>>>>

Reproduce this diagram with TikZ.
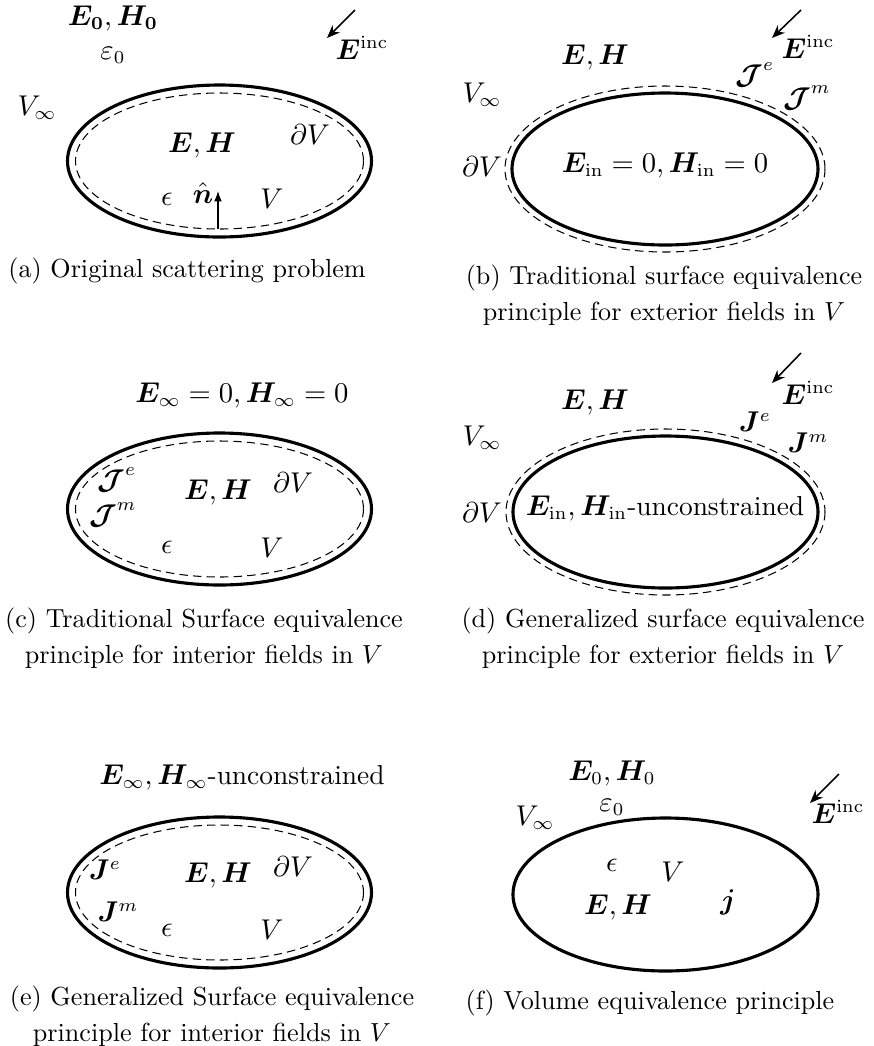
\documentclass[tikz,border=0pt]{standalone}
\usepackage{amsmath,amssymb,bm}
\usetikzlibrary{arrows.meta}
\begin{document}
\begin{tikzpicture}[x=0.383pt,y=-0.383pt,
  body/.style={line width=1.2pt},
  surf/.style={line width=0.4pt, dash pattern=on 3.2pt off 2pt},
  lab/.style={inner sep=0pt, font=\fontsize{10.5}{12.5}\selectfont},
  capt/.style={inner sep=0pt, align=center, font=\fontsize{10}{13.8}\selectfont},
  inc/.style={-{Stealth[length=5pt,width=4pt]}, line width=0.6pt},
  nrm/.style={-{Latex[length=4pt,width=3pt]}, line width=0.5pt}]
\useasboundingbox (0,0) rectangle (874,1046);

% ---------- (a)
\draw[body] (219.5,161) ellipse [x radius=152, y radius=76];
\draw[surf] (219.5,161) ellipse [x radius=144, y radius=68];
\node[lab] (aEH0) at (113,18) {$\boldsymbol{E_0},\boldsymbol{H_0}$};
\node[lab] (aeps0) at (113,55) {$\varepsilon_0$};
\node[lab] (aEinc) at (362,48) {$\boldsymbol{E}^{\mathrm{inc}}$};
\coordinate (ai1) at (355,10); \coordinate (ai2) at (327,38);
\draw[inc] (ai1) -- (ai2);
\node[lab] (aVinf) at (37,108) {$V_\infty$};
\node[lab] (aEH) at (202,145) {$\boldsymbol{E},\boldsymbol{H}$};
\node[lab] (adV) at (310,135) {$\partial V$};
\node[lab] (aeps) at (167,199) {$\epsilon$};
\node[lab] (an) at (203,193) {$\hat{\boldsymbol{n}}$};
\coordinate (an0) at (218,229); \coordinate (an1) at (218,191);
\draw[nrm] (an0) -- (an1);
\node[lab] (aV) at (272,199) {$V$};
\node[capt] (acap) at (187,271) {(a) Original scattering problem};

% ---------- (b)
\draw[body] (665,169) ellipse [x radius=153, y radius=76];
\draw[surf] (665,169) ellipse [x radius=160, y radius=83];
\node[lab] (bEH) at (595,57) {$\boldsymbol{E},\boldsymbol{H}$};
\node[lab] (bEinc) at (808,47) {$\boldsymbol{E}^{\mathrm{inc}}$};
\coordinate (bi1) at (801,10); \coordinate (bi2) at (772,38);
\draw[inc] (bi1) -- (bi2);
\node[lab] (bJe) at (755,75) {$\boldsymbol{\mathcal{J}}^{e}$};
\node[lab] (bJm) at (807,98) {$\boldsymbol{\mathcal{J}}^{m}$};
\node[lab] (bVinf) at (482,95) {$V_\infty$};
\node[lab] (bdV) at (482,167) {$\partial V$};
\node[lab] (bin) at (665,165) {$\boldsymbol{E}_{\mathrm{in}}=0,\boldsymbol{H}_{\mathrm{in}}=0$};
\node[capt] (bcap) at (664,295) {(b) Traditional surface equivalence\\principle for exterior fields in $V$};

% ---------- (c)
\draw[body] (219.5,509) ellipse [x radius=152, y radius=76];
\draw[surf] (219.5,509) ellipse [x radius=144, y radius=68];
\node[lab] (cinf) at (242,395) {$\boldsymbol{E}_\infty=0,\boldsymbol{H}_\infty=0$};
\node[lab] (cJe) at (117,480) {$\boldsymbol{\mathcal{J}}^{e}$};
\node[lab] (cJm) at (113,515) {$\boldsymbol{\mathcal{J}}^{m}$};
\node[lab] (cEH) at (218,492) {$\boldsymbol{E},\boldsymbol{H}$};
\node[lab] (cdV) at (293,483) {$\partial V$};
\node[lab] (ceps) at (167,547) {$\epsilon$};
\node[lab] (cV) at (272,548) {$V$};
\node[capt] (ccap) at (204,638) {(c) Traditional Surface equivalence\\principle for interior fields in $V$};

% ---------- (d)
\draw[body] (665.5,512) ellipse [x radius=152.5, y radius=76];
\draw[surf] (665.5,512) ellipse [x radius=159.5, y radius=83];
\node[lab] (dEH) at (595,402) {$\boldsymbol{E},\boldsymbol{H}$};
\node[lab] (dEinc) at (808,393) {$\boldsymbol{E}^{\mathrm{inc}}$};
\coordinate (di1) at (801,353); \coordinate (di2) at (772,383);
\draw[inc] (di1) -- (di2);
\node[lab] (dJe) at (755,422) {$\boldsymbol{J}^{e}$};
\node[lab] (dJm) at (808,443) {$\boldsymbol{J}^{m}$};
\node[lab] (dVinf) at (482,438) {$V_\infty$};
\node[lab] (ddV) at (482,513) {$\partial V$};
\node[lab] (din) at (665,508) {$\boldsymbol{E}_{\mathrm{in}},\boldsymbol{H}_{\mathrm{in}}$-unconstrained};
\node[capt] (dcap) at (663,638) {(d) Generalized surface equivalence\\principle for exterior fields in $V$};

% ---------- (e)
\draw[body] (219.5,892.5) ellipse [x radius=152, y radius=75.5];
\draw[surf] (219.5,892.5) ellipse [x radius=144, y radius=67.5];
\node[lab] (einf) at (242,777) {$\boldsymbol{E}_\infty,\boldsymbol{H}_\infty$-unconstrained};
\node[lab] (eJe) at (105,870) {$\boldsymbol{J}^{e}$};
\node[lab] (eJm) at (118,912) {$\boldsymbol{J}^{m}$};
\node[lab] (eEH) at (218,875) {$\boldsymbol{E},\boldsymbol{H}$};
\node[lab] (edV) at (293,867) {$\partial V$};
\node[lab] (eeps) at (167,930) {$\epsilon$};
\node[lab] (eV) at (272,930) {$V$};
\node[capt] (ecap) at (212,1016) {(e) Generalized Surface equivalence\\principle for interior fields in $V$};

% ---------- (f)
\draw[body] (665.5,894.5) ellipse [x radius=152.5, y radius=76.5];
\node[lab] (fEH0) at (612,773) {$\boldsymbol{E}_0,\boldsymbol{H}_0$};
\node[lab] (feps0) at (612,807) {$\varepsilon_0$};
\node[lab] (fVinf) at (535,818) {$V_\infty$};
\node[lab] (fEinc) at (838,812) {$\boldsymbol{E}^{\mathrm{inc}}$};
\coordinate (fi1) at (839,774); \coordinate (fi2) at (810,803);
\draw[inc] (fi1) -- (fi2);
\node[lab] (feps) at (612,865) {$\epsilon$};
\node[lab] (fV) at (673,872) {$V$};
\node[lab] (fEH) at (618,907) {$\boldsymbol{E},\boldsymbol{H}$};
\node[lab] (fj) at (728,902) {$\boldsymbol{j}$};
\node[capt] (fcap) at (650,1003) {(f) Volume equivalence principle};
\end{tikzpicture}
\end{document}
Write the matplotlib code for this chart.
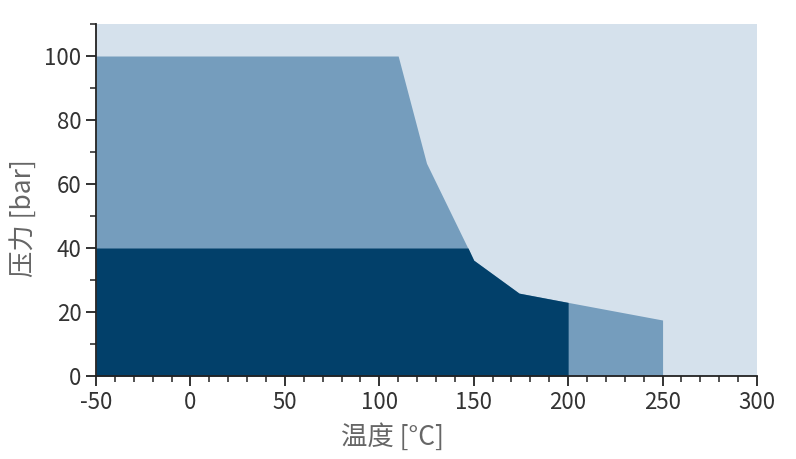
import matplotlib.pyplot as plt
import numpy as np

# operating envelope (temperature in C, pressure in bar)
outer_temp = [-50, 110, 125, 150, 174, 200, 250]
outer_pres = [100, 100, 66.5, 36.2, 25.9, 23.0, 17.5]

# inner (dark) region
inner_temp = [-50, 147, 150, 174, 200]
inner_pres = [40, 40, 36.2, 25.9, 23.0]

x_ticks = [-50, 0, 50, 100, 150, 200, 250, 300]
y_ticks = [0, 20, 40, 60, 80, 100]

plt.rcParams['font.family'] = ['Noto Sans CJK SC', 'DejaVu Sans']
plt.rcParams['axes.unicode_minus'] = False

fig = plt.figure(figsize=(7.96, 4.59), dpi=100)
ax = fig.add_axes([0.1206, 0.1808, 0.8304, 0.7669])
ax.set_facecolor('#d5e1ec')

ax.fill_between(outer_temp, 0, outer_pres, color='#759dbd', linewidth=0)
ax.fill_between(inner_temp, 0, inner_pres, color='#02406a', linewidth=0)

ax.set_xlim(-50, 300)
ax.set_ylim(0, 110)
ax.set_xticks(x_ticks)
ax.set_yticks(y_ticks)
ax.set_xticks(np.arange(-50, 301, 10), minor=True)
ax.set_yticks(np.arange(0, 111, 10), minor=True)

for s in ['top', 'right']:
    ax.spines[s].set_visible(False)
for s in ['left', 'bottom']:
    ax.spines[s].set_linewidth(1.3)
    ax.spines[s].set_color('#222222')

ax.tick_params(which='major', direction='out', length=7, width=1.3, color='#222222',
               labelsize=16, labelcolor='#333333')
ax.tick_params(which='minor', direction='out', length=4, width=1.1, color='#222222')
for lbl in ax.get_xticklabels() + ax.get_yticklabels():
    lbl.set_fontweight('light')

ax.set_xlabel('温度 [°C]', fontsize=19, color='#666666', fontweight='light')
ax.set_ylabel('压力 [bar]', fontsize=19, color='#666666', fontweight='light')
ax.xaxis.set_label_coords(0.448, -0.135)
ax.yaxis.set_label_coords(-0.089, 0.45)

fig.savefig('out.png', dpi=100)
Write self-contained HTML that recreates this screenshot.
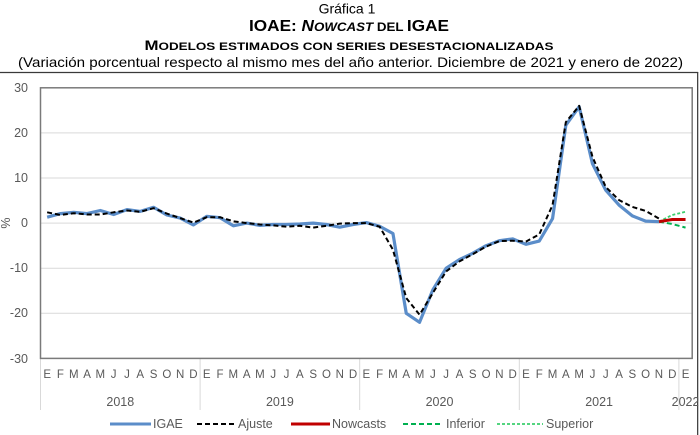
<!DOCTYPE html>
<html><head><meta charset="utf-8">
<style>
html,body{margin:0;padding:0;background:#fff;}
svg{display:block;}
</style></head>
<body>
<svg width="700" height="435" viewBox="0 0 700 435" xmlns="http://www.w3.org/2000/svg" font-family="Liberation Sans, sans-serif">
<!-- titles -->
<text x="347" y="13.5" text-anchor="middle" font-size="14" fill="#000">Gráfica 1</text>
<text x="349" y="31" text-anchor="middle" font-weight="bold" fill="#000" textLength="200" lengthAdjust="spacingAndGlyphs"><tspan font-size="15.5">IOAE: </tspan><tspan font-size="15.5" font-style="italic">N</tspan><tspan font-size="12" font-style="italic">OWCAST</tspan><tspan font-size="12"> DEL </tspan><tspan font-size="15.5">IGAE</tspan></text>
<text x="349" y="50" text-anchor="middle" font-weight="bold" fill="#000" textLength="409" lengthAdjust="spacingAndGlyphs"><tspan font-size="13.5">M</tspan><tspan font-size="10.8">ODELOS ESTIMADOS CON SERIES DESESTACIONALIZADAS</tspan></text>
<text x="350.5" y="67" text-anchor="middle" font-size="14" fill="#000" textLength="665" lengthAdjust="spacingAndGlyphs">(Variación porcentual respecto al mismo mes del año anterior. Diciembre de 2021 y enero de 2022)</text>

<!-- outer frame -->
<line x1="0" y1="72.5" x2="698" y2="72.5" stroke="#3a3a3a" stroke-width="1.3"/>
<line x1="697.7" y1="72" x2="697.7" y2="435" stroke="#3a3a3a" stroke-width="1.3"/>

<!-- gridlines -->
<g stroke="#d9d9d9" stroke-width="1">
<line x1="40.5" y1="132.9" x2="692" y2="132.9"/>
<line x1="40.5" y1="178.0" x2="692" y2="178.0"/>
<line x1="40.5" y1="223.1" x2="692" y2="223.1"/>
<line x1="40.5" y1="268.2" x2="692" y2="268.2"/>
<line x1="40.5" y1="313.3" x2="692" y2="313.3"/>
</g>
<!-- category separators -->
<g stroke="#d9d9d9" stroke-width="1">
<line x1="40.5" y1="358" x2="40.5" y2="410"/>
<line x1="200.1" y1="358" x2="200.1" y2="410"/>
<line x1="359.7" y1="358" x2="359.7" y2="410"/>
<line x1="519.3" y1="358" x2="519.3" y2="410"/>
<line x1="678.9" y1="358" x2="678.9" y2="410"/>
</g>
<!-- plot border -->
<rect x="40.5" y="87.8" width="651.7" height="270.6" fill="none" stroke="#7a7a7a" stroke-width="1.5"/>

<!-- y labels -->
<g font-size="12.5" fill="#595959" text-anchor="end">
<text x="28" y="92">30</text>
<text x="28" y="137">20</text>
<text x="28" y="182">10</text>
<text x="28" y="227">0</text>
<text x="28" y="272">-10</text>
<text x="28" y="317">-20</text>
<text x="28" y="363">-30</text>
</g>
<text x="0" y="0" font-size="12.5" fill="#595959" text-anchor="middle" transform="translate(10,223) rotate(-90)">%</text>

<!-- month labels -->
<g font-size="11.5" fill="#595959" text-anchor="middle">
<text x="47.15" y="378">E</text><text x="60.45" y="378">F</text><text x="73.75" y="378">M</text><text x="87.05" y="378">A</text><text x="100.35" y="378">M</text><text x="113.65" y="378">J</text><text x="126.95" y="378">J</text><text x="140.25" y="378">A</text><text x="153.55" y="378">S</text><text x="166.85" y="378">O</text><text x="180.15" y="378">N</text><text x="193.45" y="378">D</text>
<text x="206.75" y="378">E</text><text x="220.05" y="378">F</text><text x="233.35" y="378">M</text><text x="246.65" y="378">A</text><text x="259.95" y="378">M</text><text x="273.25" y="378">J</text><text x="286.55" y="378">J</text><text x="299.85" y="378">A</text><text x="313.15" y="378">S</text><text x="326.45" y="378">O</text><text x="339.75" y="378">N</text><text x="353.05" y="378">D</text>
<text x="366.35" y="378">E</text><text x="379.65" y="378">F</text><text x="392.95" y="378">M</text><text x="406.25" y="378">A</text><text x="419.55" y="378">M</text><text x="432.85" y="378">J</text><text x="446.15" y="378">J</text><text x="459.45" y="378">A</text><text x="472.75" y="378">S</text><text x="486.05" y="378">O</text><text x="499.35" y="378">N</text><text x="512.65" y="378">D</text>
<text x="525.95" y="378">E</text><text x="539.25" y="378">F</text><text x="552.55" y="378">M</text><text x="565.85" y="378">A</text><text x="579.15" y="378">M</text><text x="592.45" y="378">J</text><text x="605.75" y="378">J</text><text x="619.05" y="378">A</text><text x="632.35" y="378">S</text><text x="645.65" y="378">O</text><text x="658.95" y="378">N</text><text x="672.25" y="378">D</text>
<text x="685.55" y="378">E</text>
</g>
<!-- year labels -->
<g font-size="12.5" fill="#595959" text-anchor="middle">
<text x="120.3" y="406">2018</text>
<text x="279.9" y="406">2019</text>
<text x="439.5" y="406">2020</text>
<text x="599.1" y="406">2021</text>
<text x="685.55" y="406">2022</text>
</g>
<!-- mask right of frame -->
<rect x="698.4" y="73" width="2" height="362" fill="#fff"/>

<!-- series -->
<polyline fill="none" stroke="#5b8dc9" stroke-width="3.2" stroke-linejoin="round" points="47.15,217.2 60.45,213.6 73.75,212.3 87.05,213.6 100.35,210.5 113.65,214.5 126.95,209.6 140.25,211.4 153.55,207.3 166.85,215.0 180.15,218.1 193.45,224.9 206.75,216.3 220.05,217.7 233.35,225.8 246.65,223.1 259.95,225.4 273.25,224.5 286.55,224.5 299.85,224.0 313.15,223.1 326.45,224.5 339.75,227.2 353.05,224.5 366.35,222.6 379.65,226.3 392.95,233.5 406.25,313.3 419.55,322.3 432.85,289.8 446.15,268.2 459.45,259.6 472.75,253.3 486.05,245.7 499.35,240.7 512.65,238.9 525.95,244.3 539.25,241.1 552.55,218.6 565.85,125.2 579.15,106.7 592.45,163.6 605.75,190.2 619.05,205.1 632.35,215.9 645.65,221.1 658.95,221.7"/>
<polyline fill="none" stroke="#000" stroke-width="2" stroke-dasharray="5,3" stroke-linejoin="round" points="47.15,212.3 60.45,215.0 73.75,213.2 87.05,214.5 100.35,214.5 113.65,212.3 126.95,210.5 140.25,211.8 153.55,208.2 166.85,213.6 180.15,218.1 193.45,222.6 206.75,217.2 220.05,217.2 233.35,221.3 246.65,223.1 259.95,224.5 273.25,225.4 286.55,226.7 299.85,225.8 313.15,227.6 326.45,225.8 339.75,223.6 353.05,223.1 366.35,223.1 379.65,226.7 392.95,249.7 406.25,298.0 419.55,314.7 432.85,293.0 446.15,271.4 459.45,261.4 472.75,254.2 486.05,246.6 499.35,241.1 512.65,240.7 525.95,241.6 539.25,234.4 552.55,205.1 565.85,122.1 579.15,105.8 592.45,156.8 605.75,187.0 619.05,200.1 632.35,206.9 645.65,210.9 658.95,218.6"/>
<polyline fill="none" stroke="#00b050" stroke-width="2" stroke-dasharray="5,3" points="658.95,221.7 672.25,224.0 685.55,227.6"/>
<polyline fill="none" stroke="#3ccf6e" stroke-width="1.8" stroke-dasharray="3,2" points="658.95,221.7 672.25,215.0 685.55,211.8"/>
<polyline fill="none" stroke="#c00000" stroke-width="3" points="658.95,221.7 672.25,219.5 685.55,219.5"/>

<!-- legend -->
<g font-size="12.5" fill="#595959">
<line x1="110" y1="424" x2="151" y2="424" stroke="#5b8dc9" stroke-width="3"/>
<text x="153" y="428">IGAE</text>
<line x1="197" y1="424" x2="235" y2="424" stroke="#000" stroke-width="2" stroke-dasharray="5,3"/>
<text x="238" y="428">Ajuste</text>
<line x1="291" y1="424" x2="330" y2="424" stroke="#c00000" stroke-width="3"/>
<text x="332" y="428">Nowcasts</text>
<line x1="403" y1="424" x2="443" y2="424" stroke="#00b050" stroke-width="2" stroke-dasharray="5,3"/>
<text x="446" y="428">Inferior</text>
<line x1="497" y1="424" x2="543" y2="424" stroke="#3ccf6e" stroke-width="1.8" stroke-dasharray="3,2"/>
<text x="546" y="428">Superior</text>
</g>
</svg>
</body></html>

<<<<

## [What to work on]
Omit the pictures. Extract exactly the lines that begin with the one holding "Write the matplotlib code for this chart." and end with the one holding "inner_pres, color='#02406a', linewidth=0)", inclusive.

## [Solution]
Write the matplotlib code for this chart.
import matplotlib.pyplot as plt
import numpy as np

# operating envelope (temperature in C, pressure in bar)
outer_temp = [-50, 110, 125, 150, 174, 200, 250]
outer_pres = [100, 100, 66.5, 36.2, 25.9, 23.0, 17.5]

# inner (dark) region
inner_temp = [-50, 147, 150, 174, 200]
inner_pres = [40, 40, 36.2, 25.9, 23.0]

x_ticks = [-50, 0, 50, 100, 150, 200, 250, 300]
y_ticks = [0, 20, 40, 60, 80, 100]

plt.rcParams['font.family'] = ['Noto Sans CJK SC', 'DejaVu Sans']
plt.rcParams['axes.unicode_minus'] = False

fig = plt.figure(figsize=(7.96, 4.59), dpi=100)
ax = fig.add_axes([0.1206, 0.1808, 0.8304, 0.7669])
ax.set_facecolor('#d5e1ec')

ax.fill_between(outer_temp, 0, outer_pres, color='#759dbd', linewidth=0)
ax.fill_between(inner_temp, 0, inner_pres, color='#02406a', linewidth=0)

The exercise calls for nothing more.